The cost of buying a home has risen by 14 percent over the past one year. That is more than three times the rate of monthly rental costs, according to research published by Realtor.com on Thursday. The research indicated that as home prices rose across the U.S. renting was becoming increasingly popular.
The analysis also found that the number of places where it was cheaper to buy had significantly declined in the past one year.
“Even setting aside big upfront expenses like a down payment, rising month-by-month costs are likely keeping many people from purchasing,” said Danielle Hale, chief economist at Realtor.com.

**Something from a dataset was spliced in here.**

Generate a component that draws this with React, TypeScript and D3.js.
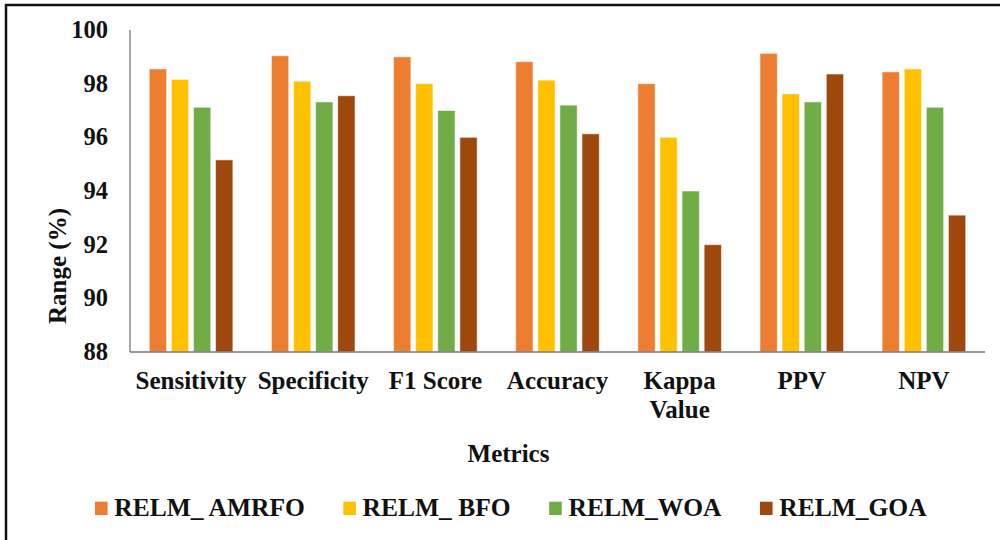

The analysis found that only 41 percent of the nation's population lived in a county where a median-income family could afford to buy a home. While the cost to buy a home rose by 14 percent year over year, cost to rent increased only 4 percent. It was cheaper to buy a home compared to renting in 35 percent of the counties in July, this compared to 44 percent during the same time last year.
“Today only 41 percent of people live in a county where the median income family can afford to buy a home at the median list price, and affordability declined significantly over the past year. Since home ownership has historically been an important source of household wealth creation, it could be problematic if this trend continues for too long. Still, even in places where renting is currently more affordable, rising home prices provide a wealth-building opportunity for home buyers,” Hale said.

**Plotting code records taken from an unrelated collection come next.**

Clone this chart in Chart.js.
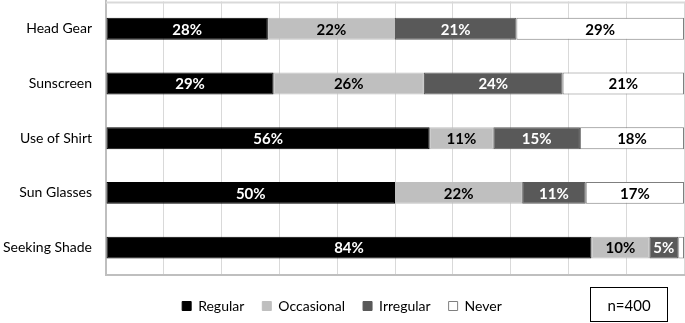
<!DOCTYPE html>
<html>
<head>
<meta charset="utf-8">
<script src="https://cdn.jsdelivr.net/npm/chart.js@4/dist/chart.umd.min.js"></script>
<style>
  html, body { margin: 0; padding: 0; background: #fff; }
  #wrap { position: relative; width: 685px; height: 323px; overflow: hidden; }
  #chart { display: block; margin-top: -21px; }
  #note {
    position: absolute; left: 590px; top: 287px; width: 78px; height: 35px;
    border: 1px solid #000; box-sizing: border-box;
    font: 15px Lato, sans-serif; color: #000;
    display: flex; align-items: center; justify-content: center;
  }
</style>
</head>
<body>
<div id="wrap">
  <canvas id="chart" width="685" height="344"></canvas>
  <div id="note">n=400</div>
</div>
<script>
const categories = ["Head Gear", "Sunscreen", "Use of Shirt", "Sun Glasses", "Seeking Shade"],
  regular = [28, 29, 56, 50, 84],
  occasional = [22, 26, 11, 22, 10],
  irregular = [21, 24, 15, 11, 5],
  never = [29, 21, 18, 17, 1];

const series = [
  { label: "Regular", data: regular, backgroundColor: "#000000", borderColor: "#000000", labelColor: "#fff" },
  { label: "Occasional", data: occasional, backgroundColor: "#bfbfbf", borderColor: "#bfbfbf", labelColor: "#000" },
  { label: "Irregular", data: irregular, backgroundColor: "#595959", borderColor: "#595959", labelColor: "#fff" },
  { label: "Never", data: never, backgroundColor: "#ffffff", borderColor: "#7f7f7f", labelColor: "#000" },
];

// light frame line along the top of the plot
const topLine = {
  id: "topLine",
  beforeDatasetsDraw(chart) {
    const { ctx, chartArea } = chart;
    ctx.save();
    ctx.strokeStyle = "#d9d9d9";
    ctx.lineWidth = 2;
    ctx.beginPath();
    ctx.moveTo(chartArea.left, chartArea.top + 1);
    ctx.lineTo(chartArea.right, chartArea.top + 1);
    ctx.stroke();
    ctx.restore();
  },
};

// labels in the middle of each segment
const barLabels = {
  id: "barLabels",
  afterDatasetsDraw(chart) {
    const ctx = chart.ctx;
    ctx.save();
    ctx.font = "bold 15px Lato, sans-serif";
    ctx.textAlign = "center";
    ctx.textBaseline = "middle";
    chart.data.datasets.forEach((ds, i) => {
      chart.getDatasetMeta(i).data.forEach((bar, j) => {
        const v = ds.data[j];
        if (v < 3) return;
        ctx.fillStyle = ds.labelColor;
        ctx.fillText(v + "%", (bar.x + bar.base) / 2, bar.y + 1);
      });
    });
    ctx.restore();
  },
};

new Chart(document.getElementById("chart"), {
  type: "bar",
  data: {
    labels: categories,
    datasets: series.map((s) => ({
      label: s.label,
      data: s.data,
      backgroundColor: s.backgroundColor,
      borderColor: s.borderColor,
      borderWidth: 1,
      borderSkipped: false,
      labelColor: s.labelColor,
      categoryPercentage: 1,
      barPercentage: 0.4,
    })),
  },
  options: {
    indexAxis: "y",
    responsive: false,
    animation: false,
    layout: { padding: { top: 0, right: 1, bottom: 0, left: 0 } },
    scales: {
      x: {
        stacked: true,
        min: 0,
        max: 100,
        ticks: { display: false, stepSize: 10 },
        grid: { color: "#d9d9d9", drawTicks: false },
        border: { color: "#bfbfbf", width: 2 },
        afterFit(scale) { scale.height = 6; },
      },
      y: {
        stacked: true,
        ticks: { color: "#000", font: { family: "Lato", size: 14 }, padding: 14 },
        grid: { display: false, drawTicks: false },
        border: { color: "#bfbfbf", width: 2 },
        afterFit(scale) { scale.width = 106; },
      },
    },
    plugins: {
      legend: {
        position: "bottom",
        labels: {
          color: "#000",
          font: { family: "Lato", size: 14 },
          boxWidth: 9,
          boxHeight: 9,
          padding: 18,
        },
      },
      tooltip: { enabled: false },
    },
  },
  plugins: [topLine, barLabels],
});
</script>
</body>
</html>
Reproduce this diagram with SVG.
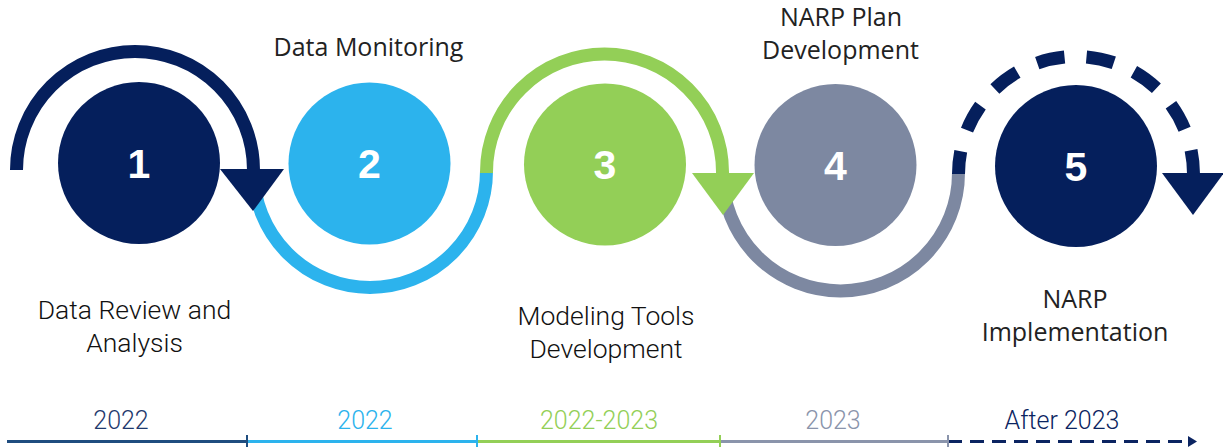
<svg xmlns="http://www.w3.org/2000/svg" width="1223" height="447" viewBox="0 0 1223 447">
<style>
.lbl{font-family:"Open Sans","Liberation Sans",sans-serif;font-size:25px;fill:#222;text-anchor:middle}
.lbl2{font-family:Roboto,"Liberation Sans",sans-serif;font-weight:300;font-size:26.5px;fill:#111;text-anchor:middle}
.num{font-family:"Liberation Sans",Arial,sans-serif;font-weight:bold;font-size:41px;fill:#fff;text-anchor:middle}
.yr{font-family:Roboto,"Liberation Sans",sans-serif;font-weight:300;font-size:25px;text-anchor:middle}
.arc{fill:none;stroke-width:13}
</style>
<rect width="1223" height="447" fill="#fff"/>
<g id="connectors">
  <path class="arc" stroke="#2cb3ed" d="M253.5,170 L253.5,171 A116.5,116.5 0 0 0 486.5,171"/>
  <path class="arc" stroke="#7d88a1" d="M722.5,173 A118,118 0 0 0 958.5,173"/>
  <path class="arc" stroke="#051f5c" d="M16.5,170 A118.5,118.5 0 0 1 253.5,170 L253.5,172"/>
  <polygon fill="#051f5c" points="220,169 284,169 253,211"/>
  <path class="arc" stroke="#93cf57" d="M486.5,173 L486.5,172 A118,118 0 0 1 722.5,172 L722.5,174"/>
  <polygon fill="#93cf57" points="692,173 754,173 723,215"/>
  <path class="arc" stroke="#051f5c" stroke-dasharray="28 22" stroke-dashoffset="5" d="M958.5,174 A117.5,117.5 0 0 1 1193.5,174"/>
  <polygon fill="#051f5c" points="1162,173 1224,173 1193,215"/>
</g>
<g id="node1">
  <circle cx="139" cy="163" r="81" fill="#051f5c"/>
  <text class="num" x="139" y="178">1</text>
  <text class="lbl2" x="134.5" y="319">Data Review and</text>
  <text class="lbl2" x="134.5" y="352">Analysis</text>
</g>
<g id="node2">
  <circle cx="369.5" cy="163.5" r="81" fill="#2cb3ed"/>
  <text class="num" x="369.5" y="178">2</text>
  <text class="lbl" x="368.5" y="56">Data Monitoring</text>
</g>
<g id="node3">
  <circle cx="605" cy="164.5" r="81" fill="#93cf57"/>
  <text class="num" x="605" y="179">3</text>
  <text class="lbl2" x="606" y="325">Modeling Tools</text>
  <text class="lbl2" x="606" y="358">Development</text>
</g>
<g id="node4">
  <circle cx="835.5" cy="165" r="81" fill="#7d88a1"/>
  <text class="num" x="835.5" y="180">4</text>
  <text class="lbl" x="841" y="26">NARP Plan</text>
  <text class="lbl" x="840.5" y="59">Development</text>
</g>
<g id="node5">
  <circle cx="1076" cy="166" r="81" fill="#051f5c"/>
  <text class="num" x="1076" y="181">5</text>
  <text class="lbl" x="1075" y="308">NARP</text>
  <text class="lbl" x="1075" y="341">Implementation</text>
</g>
<g id="timeline">
  <line x1="7" y1="441.5" x2="247" y2="441.5" stroke="#1f4d7f" stroke-width="3"/>
  <line x1="247" y1="441.5" x2="477" y2="441.5" stroke="#2cb3ed" stroke-width="3"/>
  <line x1="477" y1="441.5" x2="720" y2="441.5" stroke="#93cf57" stroke-width="3"/>
  <line x1="720" y1="441.5" x2="948" y2="441.5" stroke="#8a94ab" stroke-width="3"/>
  <line x1="948" y1="441.5" x2="1190" y2="441.5" stroke="#0b2461" stroke-width="3" stroke-dasharray="14 8"/>
  <polygon fill="#0b2461" points="1188,436 1197,441.5 1188,447"/>
  <line x1="247" y1="435" x2="247" y2="447" stroke="#1f4d7f" stroke-width="2"/>
  <line x1="477" y1="435" x2="477" y2="447" stroke="#2cb3ed" stroke-width="2"/>
  <line x1="720" y1="435" x2="720" y2="447" stroke="#93cf57" stroke-width="2"/>
  <line x1="948" y1="435" x2="948" y2="447" stroke="#8a94ab" stroke-width="2"/>
  <text class="yr" x="121" y="429" fill="#1f3a6e">2022</text>
  <text class="yr" x="365" y="429" fill="#2cb3ed">2022</text>
  <text class="yr" x="599" y="429" fill="#93cf57">2022-2023</text>
  <text class="yr" x="833" y="429" fill="#8a94ab">2023</text>
  <text class="yr" x="1062" y="429" fill="#0b2461">After 2023</text>
</g>
</svg>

The analysis found that the top five counties where purchasing a home was more affordable than renting were Clayton County, Georgia; Baltimore City, Maryland; Wayne County, Michigan; Cumberland County, North Carolina; and Madison County, Illinois. The share of income to buy was 4 percent to 14 percent lower than the share of income to rent in these counties.
In contrast renting remained less expensive than buying in Manhattan and Brooklyn in New York and in Monterey County, San Mateo County, and Santa Barbara County in California.